Mais les journalistes étrangers ne sont pas les seuls à avoir des difficultés à exercer leur métier, et à filmer notamment. En janvier dernier par exemple, le journaliste Jamal Boudouma et son équipe de la chaîne France24 ont été enfermés dans l’hôtel de Rabat où ils tournaient une émission après avoir refusé de remettre une copie de l’enregistrement aux autorités.

Les ONG de journalistes sont aussi parfois malmenées. L’association marocaine des journalistes d’investigation (AMJI) a par exemple dénoncé l’arrestation arbitraire de l’un de ses membres. Et l’association Freedom Now n’a pas été, malgré plusieurs recours en 2014, légalement reconnue par les autorités. L’association avait dénoncé en février dernier un recul de la liberté de la presse dans le pays« La situation de la liberté de la presse et de l’expression au Maroc aujourd’hui est pire que celle qui avait prévalu durant les trois dernières années du siècle dernier », assurait-elle en février dernier.

Des rapports «arbitraires et injustes»?

De leur côté, les autorités estiment que la liberté de la presse progresse. Le ministre de la Communication a dernièrement critiqué le rapport de Reporters sans frontières, estimant qu’il ne reflétait pas la réalité. Et ce 30 avril, lors du point presse organisé à la sortie du Conseil du gouvernement, Mustapha El khalfi a déclaré que le classement de Freedom Now était « arbitraire et injuste» .

D’après lui, le document n’est pas juste, «certains pays [ayant été] mieux classés que le Royaume alors que certains d’entre eux ont connu des procès militaires contre des journalistes et enregistré des peines privatives de liberté et des dizaines, voire des centaines d’agressions à l’encontre de journalistes». Pourtant, au Maroc, il n’est pas rare que des photojournalistes soient « secoués » par les autorités marocaines lors de la couverture de certains événements.
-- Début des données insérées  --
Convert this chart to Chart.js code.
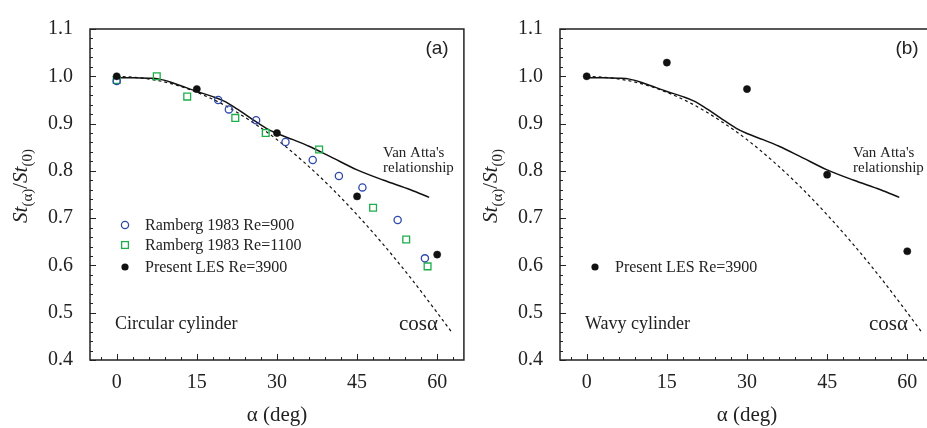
<!DOCTYPE html>
<html><head><meta charset="utf-8">
<script src="https://cdn.jsdelivr.net/npm/chart.js@4.4.1/dist/chart.umd.min.js"></script>
<style>
html,body{margin:0;padding:0;overflow:hidden;background:#fff;width:927px;height:428px;position:relative}
canvas{position:absolute;top:0}
#ca{left:0}#cb{left:470px}
</style></head><body>
<canvas id="ca" width="470" height="428"></canvas>
<canvas id="cb" width="470" height="428"></canvas>
<script>
// ---------- data ----------
const xTicks = [0, 15, 30, 45, 60];
const yTicks = [0.4, 0.5, 0.6, 0.7, 0.8, 0.9, 1.0, 1.1];

const vanAttaX = [0, 3, 6, 8, 10, 12, 15, 18, 20, 22, 25, 28, 30, 33, 36, 40, 45, 50, 55, 58.5];
const vanAttaY = [0.997, 0.997, 0.996, 0.994, 0.988, 0.980, 0.968, 0.957, 0.948, 0.935, 0.912, 0.890, 0.879, 0.866, 0.852, 0.830, 0.802, 0.780, 0.760, 0.744];

const cosX = [0, 5, 10, 15, 20, 25, 30, 35, 40, 45, 50, 55, 60, 62.7];
const cosY = [1.0, 0.996, 0.985, 0.966, 0.940, 0.906, 0.866, 0.819, 0.766, 0.707, 0.643, 0.574, 0.500, 0.459];

const ramberg900X = [0, 19.0, 21.0, 26.1, 31.6, 36.7, 41.6, 46.0, 52.6, 57.7];
const ramberg900Y = [0.990, 0.950, 0.930, 0.907, 0.861, 0.823, 0.789, 0.765, 0.696, 0.615];

const ramberg1100X = [0, 7.5, 13.2, 22.2, 27.9, 37.9, 48.0, 54.2, 58.2];
const ramberg1100Y = [0.992, 1.000, 0.957, 0.912, 0.880, 0.845, 0.722, 0.655, 0.598];

const lesCircularX = [0, 15, 30, 45, 60];
const lesCircularY = [1.000, 0.973, 0.880, 0.746, 0.623];

const lesWavyX = [0, 15, 30, 45, 60];
const lesWavyY = [1.000, 1.029, 0.973, 0.792, 0.630];

// ---------- helpers ----------
const SERIF = "'Liberation Serif','Times New Roman',serif";
const SANS = "'Liberation Sans',Arial,sans-serif";
const zip = (xs, ys) => xs.map((x, i) => ({x: x, y: ys[i]}));

const BLUE = '#2f48aa', GREEN = '#1cae48';

function pointsDs(label, xs, ys, style) {
  return Object.assign({label, data: zip(xs, ys), showLine: false}, style);
}
function lineDs(label, xs, ys, style) {
  return Object.assign({label, data: zip(xs, ys), showLine: true, pointRadius: 0,
    borderColor: '#111', backgroundColor: 'transparent', fill: false}, style);
}

const styles = {
  r900: {pointStyle: 'circle', pointRadius: 3.6, pointBorderWidth: 1.3, borderColor: BLUE, pointBorderColor: BLUE, backgroundColor: 'rgba(0,0,0,0)', pointBackgroundColor: 'rgba(0,0,0,0)'},
  r1100: {pointStyle: 'rect', pointRadius: 4.8, pointBorderWidth: 1.3, borderColor: GREEN, pointBorderColor: GREEN, backgroundColor: 'rgba(0,0,0,0)', pointBackgroundColor: 'rgba(0,0,0,0)'},
  les: {pointStyle: 'circle', pointRadius: 3.6, pointBorderWidth: 0.5, borderColor: '#111', pointBorderColor: '#111', backgroundColor: '#111', pointBackgroundColor: '#111'}
};

function drawYTitle(ctx, cx, cy) {
  ctx.save();
  ctx.translate(cx, cy);
  ctx.rotate(-Math.PI / 2);
  const parts = [
    ['St', 'italic 21px ' + SERIF, 0],
    ['(\u03b1)', '15px ' + SERIF, 5],
    ['/', '21px ' + SERIF, 0],
    ['St', 'italic 21px ' + SERIF, 0],
    ['(0)', '15px ' + SERIF, 5]
  ];
  let total = 0;
  parts.forEach(p => { ctx.font = p[1]; p.push(ctx.measureText(p[0]).width); total += p[3]; });
  let x = -total / 2;
  ctx.fillStyle = '#222';
  ctx.textBaseline = 'alphabetic';
  ctx.textAlign = 'left';
  parts.forEach(p => { ctx.font = p[1]; ctx.fillText(p[0], x, 7 + p[2]); x += p[3]; });
  ctx.restore();
}

function drawMarker(ctx, kind, x, y) {
  ctx.save();
  if (kind === 'r900') {
    ctx.strokeStyle = BLUE; ctx.lineWidth = 1.3;
    ctx.beginPath(); ctx.arc(x, y, 3.6, 0, Math.PI * 2); ctx.stroke();
  } else if (kind === 'r1100') {
    ctx.strokeStyle = GREEN; ctx.lineWidth = 1.3;
    ctx.strokeRect(x - 3.4, y - 3.4, 6.8, 6.8);
  } else {
    ctx.fillStyle = '#111';
    ctx.beginPath(); ctx.arc(x, y, 3.6, 0, Math.PI * 2); ctx.fill();
  }
  ctx.restore();
}

const framePlugin = {
  id: 'frame',
  afterDatasetsDraw(chart, args, opts) {
    const ctx = chart.ctx, a = chart.chartArea;
    const xs = chart.scales.x, ys = chart.scales.y;
    ctx.save();
    // ticks
    ctx.strokeStyle = '#222'; ctx.lineWidth = 1;
    for (let v = -3; v <= 63; v += 3) {
      const px = Math.round(xs.getPixelForValue(v)) + 0.5;
      const len = (v % 15 === 0) ? 6 : 3;
      ctx.beginPath(); ctx.moveTo(px, a.bottom); ctx.lineTo(px, a.bottom - len); ctx.stroke();
    }
    for (let k = 20; k <= 55; k++) {
      const v = k / 50;
      const py = Math.round(ys.getPixelForValue(v)) + 0.5;
      const len = (k % 5 === 0) ? 6 : 3;
      ctx.beginPath(); ctx.moveTo(a.left, py); ctx.lineTo(a.left + len, py); ctx.stroke();
    }
    // frame
    ctx.lineWidth = 1.5; ctx.strokeStyle = '#222';
    ctx.strokeRect(a.left, a.top, a.right - a.left, a.bottom - a.top);
    // titles
    ctx.fillStyle = '#222';
    ctx.font = '21px ' + SERIF; ctx.textAlign = 'center'; ctx.textBaseline = 'middle';
    ctx.fillText('\u03b1 (deg)', (a.left + a.right) / 2, 415);
    drawYTitle(ctx, 20, 186);
    // panel label
    ctx.font = '19px ' + SANS; ctx.textAlign = 'center'; ctx.textBaseline = 'alphabetic';
    ctx.fillText(opts.panel, a.left + 347, 54);
    // Van Atta label
    ctx.font = '15px ' + SERIF; ctx.textAlign = 'left';
    ctx.fillText("Van Atta's", a.left + 293, 157);
    ctx.fillText('relationship', a.left + 293, 172);
    // cylinder label
    ctx.font = '18px ' + SERIF;
    ctx.fillText(opts.cylinder, a.left + 25, 329);
    // cos label
    ctx.font = '21px ' + SERIF;
    ctx.fillText('cos\u03b1', a.left + 309, 330);
    // legend
    ctx.font = '16px ' + SERIF; ctx.textBaseline = 'middle';
    opts.legend.forEach(item => {
      drawMarker(ctx, item.kind, a.left + 35, item.y);
      ctx.fillStyle = '#222';
      ctx.fillText(item.text, a.left + 55, item.y + 1);
    });
    ctx.restore();
  }
};

function makeChart(id, datasets, opts) {
  return new Chart(document.getElementById(id), {
    type: 'scatter',
    data: {datasets},
    options: {
      responsive: false, animation: false, devicePixelRatio: 1,
      layout: {padding: {top: 17, right: 6, left: 0, bottom: 0}},
      plugins: {legend: {display: false}, tooltip: {enabled: false}, frame: opts},
      scales: {
        x: {
          type: 'linear', min: -5, max: 65,
          grid: {display: false, drawTicks: false}, border: {display: false},
          afterBuildTicks: s => { s.ticks = xTicks.map(v => ({value: v})); },
          afterFit: s => { s.height = 68; },
          ticks: {padding: 11, color: '#222', font: {family: SERIF, size: 20}, callback: v => String(v), maxRotation: 0}
        },
        y: {
          type: 'linear', min: 0.4, max: 1.1,
          grid: {display: false, drawTicks: false}, border: {display: false},
          afterBuildTicks: s => { s.ticks = yTicks.map(v => ({value: v})); },
          afterFit: s => { s.width = 90; },
          ticks: {padding: 17, color: '#222', font: {family: SERIF, size: 20}, callback: v => Number(v).toFixed(1)}
        }
      }
    },
    plugins: [framePlugin]
  });
}

makeChart('ca', [
  pointsDs('Present LES Re=3900', lesCircularX, lesCircularY, styles.les),
  pointsDs('Ramberg 1983 Re=900', ramberg900X, ramberg900Y, styles.r900),
  pointsDs('Ramberg 1983 Re=1100', ramberg1100X, ramberg1100Y, styles.r1100),
  lineDs("Van Atta's relationship", vanAttaX, vanAttaY, {borderWidth: 1.5, cubicInterpolationMode: 'monotone'}),
  lineDs('cos\u03b1', cosX, cosY, {borderWidth: 1.2, borderDash: [3, 3], cubicInterpolationMode: 'monotone'})
], {
  panel: '(a)', cylinder: 'Circular cylinder',
  legend: [
    {kind: 'r900', text: 'Ramberg 1983 Re=900', y: 225},
    {kind: 'r1100', text: 'Ramberg 1983 Re=1100', y: 245},
    {kind: 'les', text: 'Present LES Re=3900', y: 267}
  ]
});

makeChart('cb', [
  pointsDs('Present LES Re=3900', lesWavyX, lesWavyY, styles.les),
  lineDs("Van Atta's relationship", vanAttaX, vanAttaY, {borderWidth: 1.5, cubicInterpolationMode: 'monotone'}),
  lineDs('cos\u03b1', cosX, cosY, {borderWidth: 1.2, borderDash: [3, 3], cubicInterpolationMode: 'monotone'})
], {
  panel: '(b)', cylinder: 'Wavy cylinder',
  legend: [
    {kind: 'les', text: 'Present LES Re=3900', y: 267}
  ]
});
</script>
</body></html>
Ce que n’a pas nié le ministre de la Communication, qui après avoir remarqué que l’année 2014 a été marquée par un recul d’un tiers des agressions contre les journalistes en comparaison avec l’année précédente, a ajouté «même si un seul journaliste est victime d’agression, cela reste non honorable».

Et de terminer en soulignant que l’année 2014 n’a enregistré aucune saisie de journal ou fermeture d’un site électronique, mais a plutôt été marquée par une évolution de la reconnaissance de la presse électronique. 160 sites électroniques d’information sont désormais reconnus et emploient près de 25% des journalistes de la presse écrite, « soit une évolution très importante», estime le ministre.